In de eerstvolgende ‘flauwe’ bocht viel zijn rechterhand plots van het stuur en belande op mijn
schoot. Het lag aan die bocht zei hij (middelpuntvliedende kracht enz.), maar zijn hand bleef
ter plaatse.
Ik was onervaren maar mijn reactie was gelukkig goed geweest door een paar honderd meter
verder schuw de vraag te stellen om mij te laten uitstappen… “omdat ik daar linksaf moest!” .
Ik zat ook eens in de cinema naar een mooie kinderfilm te kijken waarschijnlijk een tekenfilm
van Walt Disney.
Plots kwam een vrouw naast me zitten (ik had haar daarvoor precies al een paar keer van stoel
zien veranderen). Ze trok haar slipje uit wat ik raar vond. Kort daarna pakte ze mijn hand vast
en wilde die onder haar rok steken. Erg geschrokken trok ik mijn hand los. Daarna ging ze er
vlug vandoor (naar een ander mogelijk slachtoffer?).
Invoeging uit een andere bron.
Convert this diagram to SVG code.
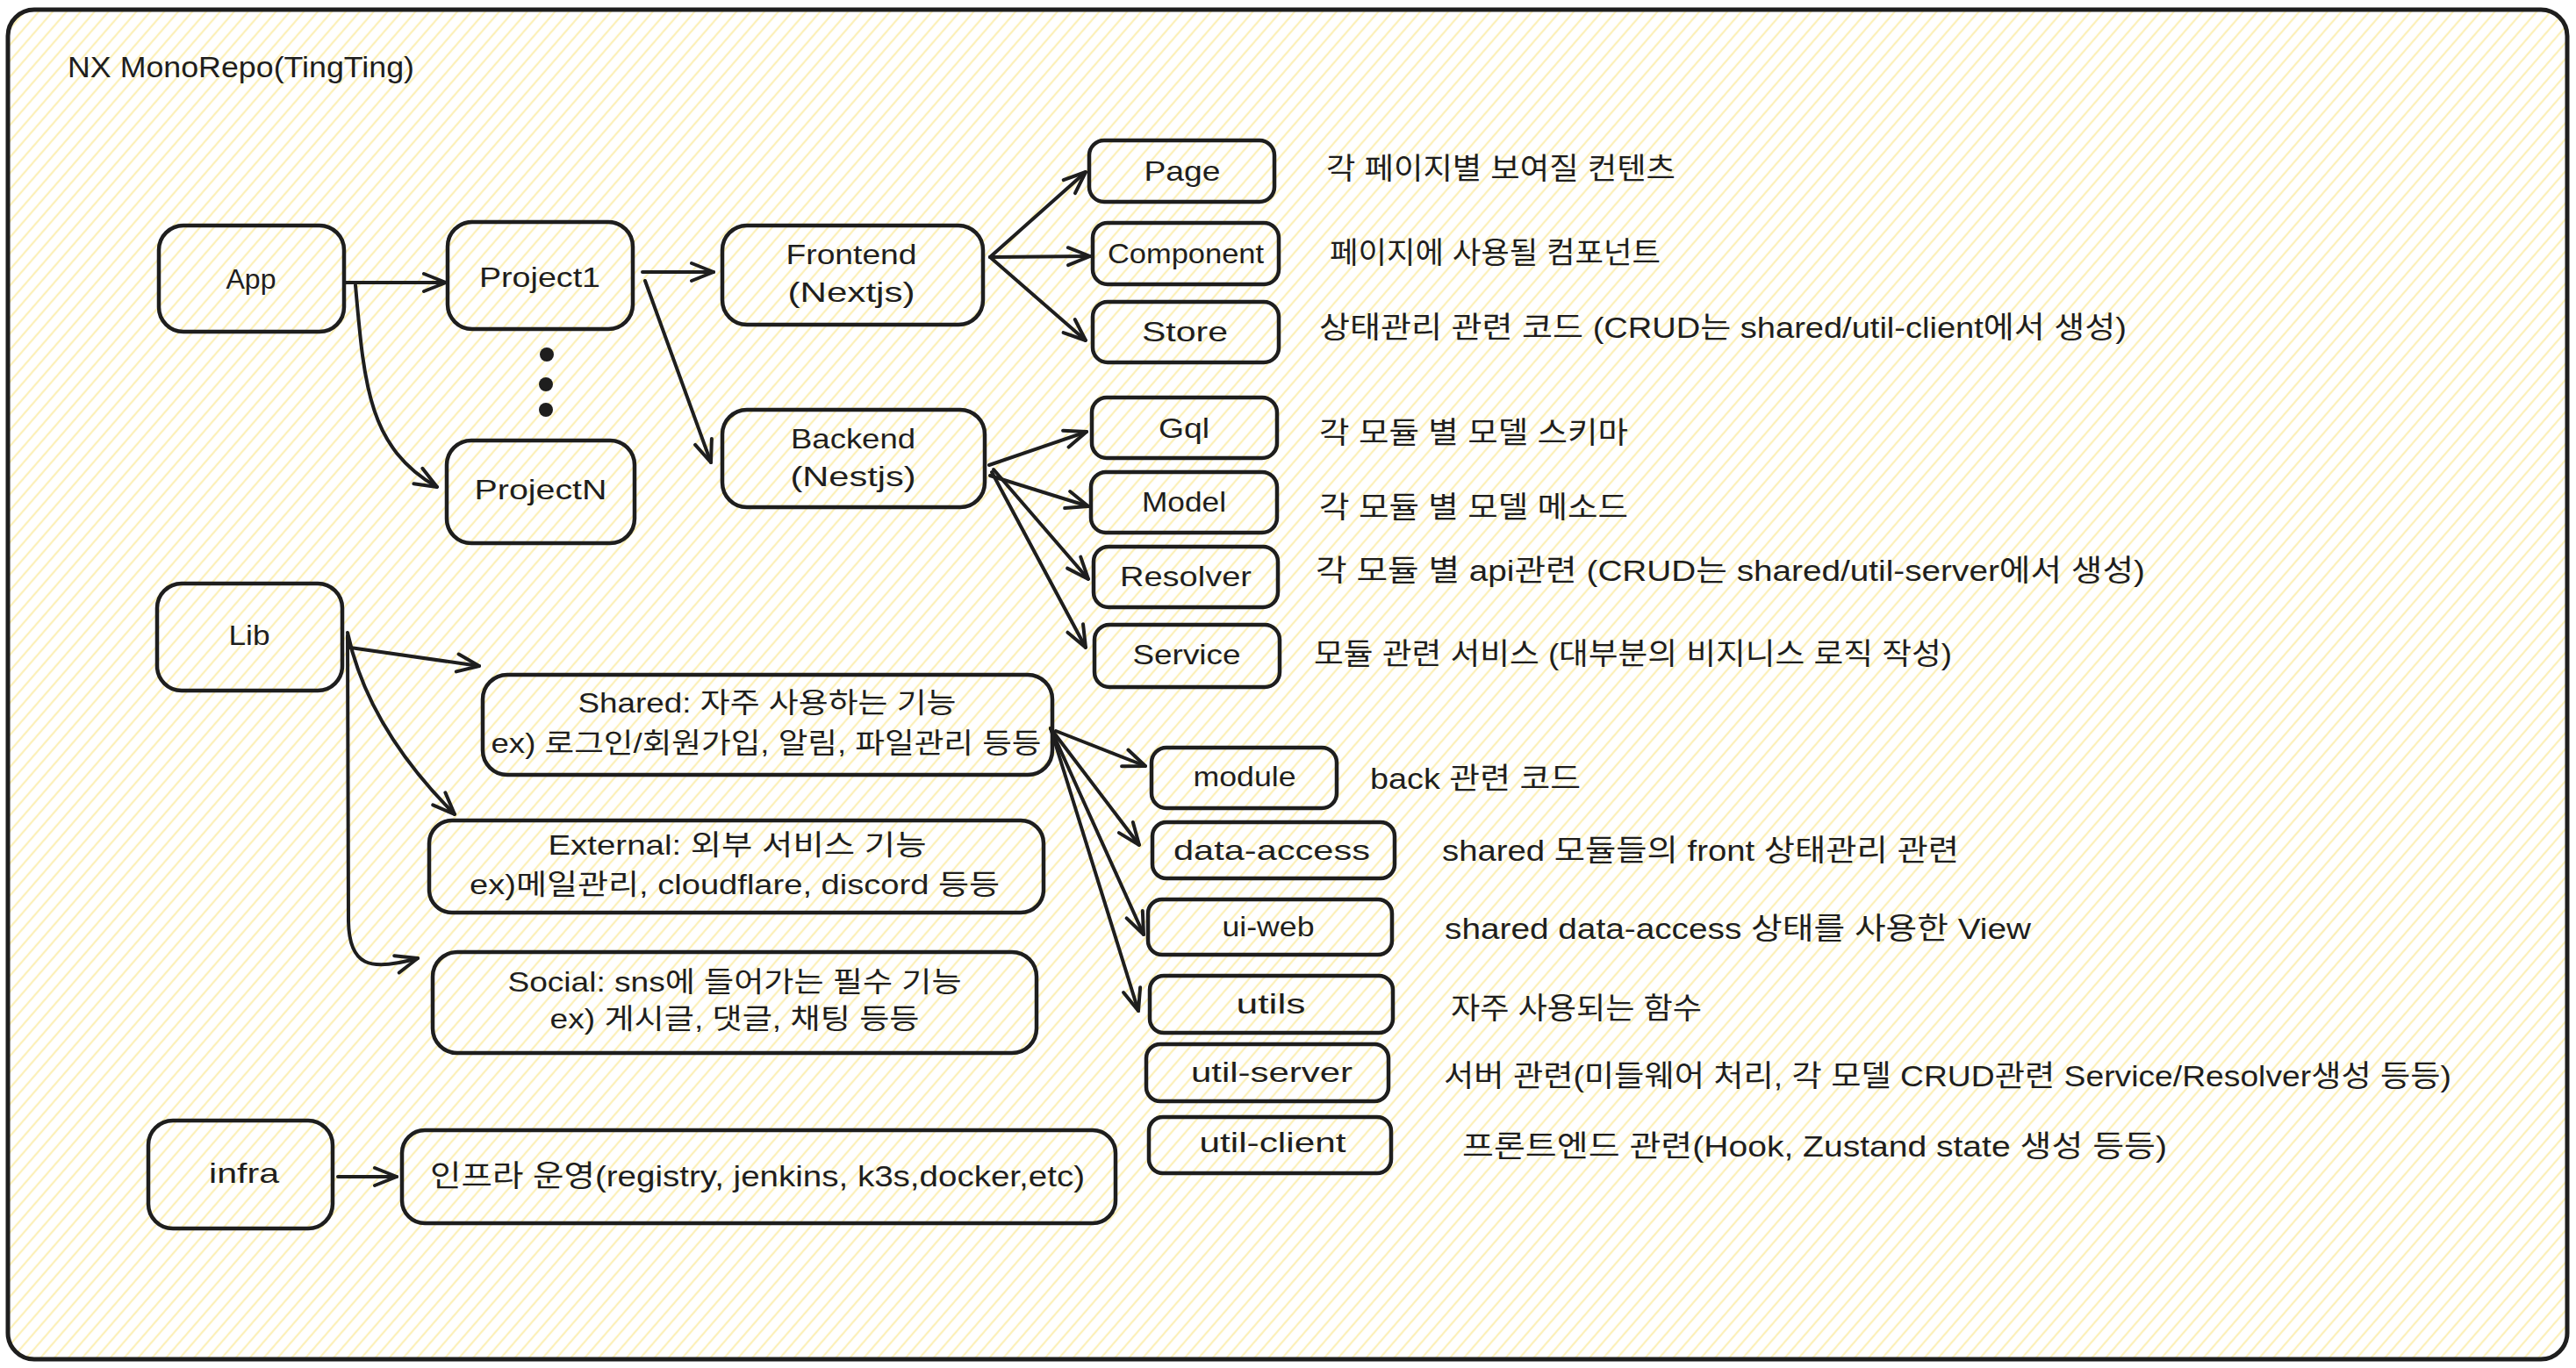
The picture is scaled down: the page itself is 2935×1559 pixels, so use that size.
<svg xmlns="http://www.w3.org/2000/svg" width="2935" height="1559" viewBox="0 0 2935 1559">
<style>
.box{fill:none;stroke:#1e1e1e;stroke-width:4.5;}
.t{font-family:"Liberation Sans","Noto Sans CJK KR",sans-serif;font-size:32px;fill:#1e1e1e;text-anchor:middle;dominant-baseline:central;}
.d{font-family:"Liberation Sans","Noto Sans CJK KR",sans-serif;font-size:34px;fill:#1e1e1e;text-anchor:start;dominant-baseline:central;}
.e{fill:none;stroke:#1e1e1e;stroke-width:4;stroke-linecap:round;stroke-linejoin:round;marker-end:url(#arr);}
.dot{fill:#1e1e1e;}
</style>
<defs>
<pattern id="hatch" patternUnits="userSpaceOnUse" width="12" height="12" patternTransform="rotate(-49)">
<rect width="12" height="12" fill="#ffffff"/>
<line x1="-1" y1="6" x2="13" y2="6" stroke="#fcf0b8" stroke-width="2.2"/>
</pattern>
<marker id="arr" markerUnits="userSpaceOnUse" viewBox="0 0 30 30" markerWidth="30" markerHeight="30" refX="28" refY="15" orient="auto">
<path d="M3,5 L28,15 L3,25" fill="none" stroke="#1e1e1e" stroke-width="4" stroke-linecap="round" stroke-linejoin="round"/>
</marker>
</defs>
<rect width="2935" height="1559" fill="#ffffff"/>
<g id="frame">
<rect x="9" y="11" width="2916" height="1538" rx="30" fill="url(#hatch)" stroke="#1e1e1e" stroke-width="5"/>
<text class="d" x="77" y="76" font-size="31" textLength="395" lengthAdjust="spacingAndGlyphs">NX MonoRepo(TingTing)</text>
</g>
<g id="connectors">
<path class="e" d="M393,322 L508,322"/>
<path class="e" d="M405,325 C415,440 420,510 498,555"/>
<path class="e" d="M732,310 L813,310"/>
<path class="e" d="M735,320 L810,527"/>
<path class="e" d="M1128,293 L1237,196"/>
<path class="e" d="M1128,293 L1242,292"/>
<path class="e" d="M1128,293 L1237,388"/>
<path class="e" d="M1127,530 L1238,492"/>
<path class="e" d="M1128,542 L1240,577"/>
<path class="e" d="M1132,535 L1240,660"/>
<path class="e" d="M1130,538 L1237,738"/>
<path class="e" d="M399,738 L546,759"/>
<path class="e" d="M396,721 C415,810 470,880 518,928"/>
<path class="e" d="M396,724 L397,1050 C398,1100 420,1108 476,1092"/>
<path class="e" d="M1203,833 L1305,873"/>
<path class="e" d="M1197,830 L1298,963"/>
<path class="e" d="M1197,830 L1303,1065"/>
<path class="e" d="M1197,830 L1297,1152"/>
<path class="e" d="M385,1341 L452,1341"/>
</g>
<g id="dots">
<circle class="dot" cx="623" cy="404" r="8"/>
<circle class="dot" cx="622" cy="438" r="8"/>
<circle class="dot" cx="622" cy="467" r="8"/>
</g>
<g id="app"><rect class="box" x="181" y="257" width="211" height="121" rx="28"/><text class="t" x="286" y="318" textLength="57" lengthAdjust="spacingAndGlyphs">App</text></g>
<g id="project1"><rect class="box" x="510" y="253" width="211" height="122" rx="28"/><text class="t" x="615" y="316" textLength="138" lengthAdjust="spacingAndGlyphs">Project1</text></g>
<g id="projectN"><rect class="box" x="509" y="502" width="214" height="117" rx="28"/><text class="t" x="616" y="558" textLength="151" lengthAdjust="spacingAndGlyphs">ProjectN</text></g>
<g id="frontend"><rect class="box" x="823" y="257" width="297" height="113" rx="28"/><text class="t" x="970" y="290" textLength="149" lengthAdjust="spacingAndGlyphs">Frontend</text><text class="t" x="970" y="333" textLength="145" lengthAdjust="spacingAndGlyphs">(Nextjs)</text></g>
<g id="backend"><rect class="box" x="823" y="467" width="299" height="111" rx="28"/><text class="t" x="972" y="500" textLength="142" lengthAdjust="spacingAndGlyphs">Backend</text><text class="t" x="972" y="543" textLength="143" lengthAdjust="spacingAndGlyphs">(Nestjs)</text></g>
<g id="page"><rect class="box" x="1241" y="160" width="211" height="70" rx="17"/><text class="t" x="1347" y="195" textLength="87" lengthAdjust="spacingAndGlyphs">Page</text><text class="d" x="1511" y="192" textLength="398" lengthAdjust="spacingAndGlyphs">각 페이지별 보여질 컨텐츠</text></g>
<g id="component"><rect class="box" x="1245" y="254" width="212" height="70" rx="17"/><text class="t" x="1351" y="289" textLength="178" lengthAdjust="spacingAndGlyphs">Component</text><text class="d" x="1515" y="288" textLength="377" lengthAdjust="spacingAndGlyphs">페이지에 사용될 컴포넌트</text></g>
<g id="store"><rect class="box" x="1245" y="344" width="212" height="69" rx="17"/><text class="t" x="1350" y="378" textLength="98" lengthAdjust="spacingAndGlyphs">Store</text><text class="d" x="1503" y="373" textLength="920" lengthAdjust="spacingAndGlyphs">상태관리 관련 코드 (CRUD는 shared/util-client에서 생성)</text></g>
<g id="gql"><rect class="box" x="1244" y="453" width="211" height="69" rx="17"/><text class="t" x="1349" y="488" textLength="58" lengthAdjust="spacingAndGlyphs">Gql</text><text class="d" x="1503" y="493" textLength="352" lengthAdjust="spacingAndGlyphs">각 모듈 별 모델 스키마</text></g>
<g id="model"><rect class="box" x="1243" y="538" width="212" height="69" rx="17"/><text class="t" x="1349" y="572" textLength="96" lengthAdjust="spacingAndGlyphs">Model</text><text class="d" x="1503" y="578" textLength="352" lengthAdjust="spacingAndGlyphs">각 모듈 별 모델 메소드</text></g>
<g id="resolver"><rect class="box" x="1246" y="623" width="210" height="69" rx="17"/><text class="t" x="1351" y="657" textLength="150" lengthAdjust="spacingAndGlyphs">Resolver</text><text class="d" x="1499" y="650" textLength="945" lengthAdjust="spacingAndGlyphs">각 모듈 별 api관련 (CRUD는 shared/util-server에서 생성)</text></g>
<g id="service"><rect class="box" x="1247" y="712" width="211" height="71" rx="17"/><text class="t" x="1352" y="746" textLength="123" lengthAdjust="spacingAndGlyphs">Service</text><text class="d" x="1497" y="745" textLength="727" lengthAdjust="spacingAndGlyphs">모듈 관련 서비스 (대부분의 비지니스 로직 작성)</text></g>
<g id="lib"><rect class="box" x="179" y="665" width="211" height="122" rx="28"/><text class="t" x="284" y="724" textLength="47" lengthAdjust="spacingAndGlyphs">Lib</text></g>
<g id="shared"><rect class="box" x="550" y="769" width="649" height="114" rx="28"/><text class="t" x="874" y="801" textLength="431" lengthAdjust="spacingAndGlyphs">Shared: 자주 사용하는 기능</text><text class="t" x="873" y="847" textLength="627" lengthAdjust="spacingAndGlyphs">ex) 로그인/회원가입, 알림, 파일관리 등등</text></g>
<g id="external"><rect class="box" x="489" y="935" width="700" height="105" rx="26"/><text class="t" x="840" y="963" textLength="431" lengthAdjust="spacingAndGlyphs">External: 외부 서비스 기능</text><text class="t" x="837" y="1008" textLength="604" lengthAdjust="spacingAndGlyphs">ex)메일관리, cloudflare, discord 등등</text></g>
<g id="social"><rect class="box" x="493" y="1085" width="688" height="115" rx="28"/><text class="t" x="837" y="1119" textLength="517" lengthAdjust="spacingAndGlyphs">Social: sns에 들어가는 필수 기능</text><text class="t" x="837" y="1161" textLength="421" lengthAdjust="spacingAndGlyphs">ex) 게시글, 댓글, 채팅 등등</text></g>
<g id="module"><rect class="box" x="1312" y="852" width="211" height="69" rx="17"/><text class="t" x="1418" y="885" textLength="117" lengthAdjust="spacingAndGlyphs">module</text><text class="d" x="1561" y="887" textLength="240" lengthAdjust="spacingAndGlyphs">back 관련 코드</text></g>
<g id="data-access"><rect class="box" x="1313" y="937" width="276" height="64" rx="16"/><text class="t" x="1449" y="969" textLength="224" lengthAdjust="spacingAndGlyphs">data-access</text><text class="d" x="1643" y="969" textLength="589" lengthAdjust="spacingAndGlyphs">shared 모듈들의 front 상태관리 관련</text></g>
<g id="ui-web"><rect class="box" x="1308" y="1025" width="278" height="63" rx="16"/><text class="t" x="1445" y="1056" textLength="105" lengthAdjust="spacingAndGlyphs">ui-web</text><text class="d" x="1646" y="1058" textLength="668" lengthAdjust="spacingAndGlyphs">shared data-access 상태를 사용한 View</text></g>
<g id="utils"><rect class="box" x="1310" y="1112" width="277" height="65" rx="16"/><text class="t" x="1448" y="1144" textLength="79" lengthAdjust="spacingAndGlyphs">utils</text><text class="d" x="1653" y="1149" textLength="286" lengthAdjust="spacingAndGlyphs">자주 사용되는 함수</text></g>
<g id="util-server"><rect class="box" x="1306" y="1190" width="276" height="65" rx="16"/><text class="t" x="1449" y="1222" textLength="184" lengthAdjust="spacingAndGlyphs">util-server</text><text class="d" x="1645" y="1226" textLength="1148" lengthAdjust="spacingAndGlyphs">서버 관련(미들웨어 처리, 각 모델 CRUD관련 Service/Resolver생성 등등)</text></g>
<g id="util-client"><rect class="box" x="1309" y="1273" width="276" height="64" rx="16"/><text class="t" x="1450" y="1302" textLength="167" lengthAdjust="spacingAndGlyphs">util-client</text><text class="d" x="1666" y="1306" textLength="803" lengthAdjust="spacingAndGlyphs">프론트엔드 관련(Hook, Zustand state 생성 등등)</text></g>
<g id="infra"><rect class="box" x="169" y="1277" width="210" height="123" rx="28"/><text class="t" x="278" y="1337" textLength="80" lengthAdjust="spacingAndGlyphs">infra</text></g>
<g id="infra-desc"><rect class="box" x="458" y="1288" width="813" height="106" rx="26"/><text class="d" x="490" y="1340" textLength="746" lengthAdjust="spacingAndGlyphs">인프라 운영(registry, jenkins, k3s,docker,etc)</text></g>
</svg>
In de vakschool hadden we les van een griezelige leerkracht. Aan zijn gedrag was te zien dat hij
‘abnormaal of geestesziek was’. Iedereen was bang voor hem en vóór de les begon moesten
wij een weesgegroetje bidden waarbij hij ons met een razende blik overschouwde. Soms sloeg
hij er op los en we wisten al uit ervaring een beschermende houding aan te nemen, gebogen in
onze bank, om de kloppen zo goed mogelijk te kunnen opvangen.
Ik heb later vernomen dat hij werd ontslagen omdat hij te ver was gegaan door een leerling
van de trappen te smijten en die jongen hierdoor enkele breuken had opgelopen.